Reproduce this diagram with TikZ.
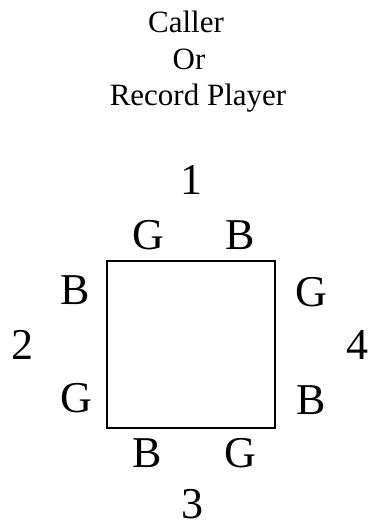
\documentclass[tikz,border=0pt]{standalone}
\usepackage{fontspec}
\setmainfont{Liberation Serif}
\begin{document}
\begin{tikzpicture}[x=1pt,y=1pt,
  title/.style={anchor=base,inner sep=0pt,font=\fontsize{31}{36}\selectfont},
  side/.style={anchor=base,inner sep=0pt,font=\fontsize{44}{50}\selectfont},
  box/.style={draw=black,line width=1.5pt}]
\useasboundingbox (0,0) rectangle (368,529);
\node[title] (caller) at (186,496) {Caller};
\node[title] (or) at (189,459) {Or};
\node[title] (record) at (198,423) {Record Player};
\coordinate (sqsw) at (107,101);
\coordinate (sqne) at (275,268);
\draw[box] (sqsw) rectangle (sqne);
\node[side] (n1) at (191.5,334) {1};
\node[side] (tg) at (148,279) {G};
\node[side] (tb) at (240,279) {B};
\node[side] (lb) at (75,224) {B};
\node[side] (n2) at (22,169) {2};
\node[side] (lg) at (76,116) {G};
\node[side] (rg) at (311,222) {G};
\node[side] (n4) at (357,169) {4};
\node[side] (rb) at (311,114) {B};
\node[side] (bb) at (147,61) {B};
\node[side] (bg) at (240,61) {G};
\node[side] (n3) at (192,10) {3};
\end{tikzpicture}
\end{document}
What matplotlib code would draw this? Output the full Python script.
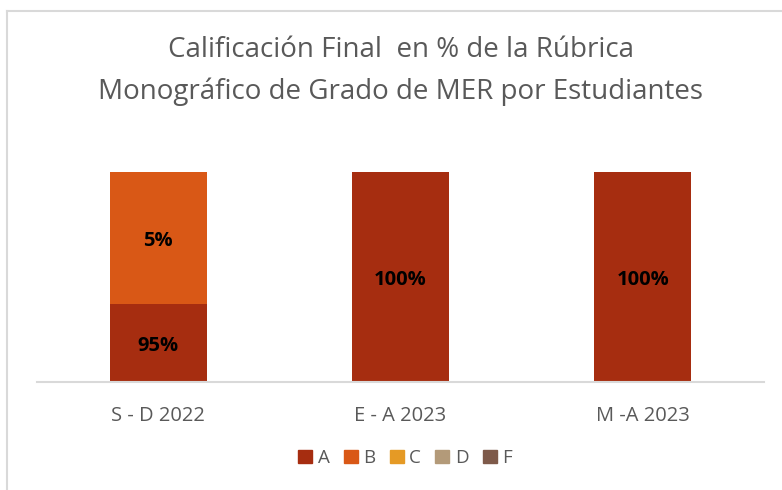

* Task *
Copy each line of the listing in which the word "this" can be found.

* Finished answer *
Reproduce this diagram with TikZ.
What matplotlib code would draw this? Output the full Python script.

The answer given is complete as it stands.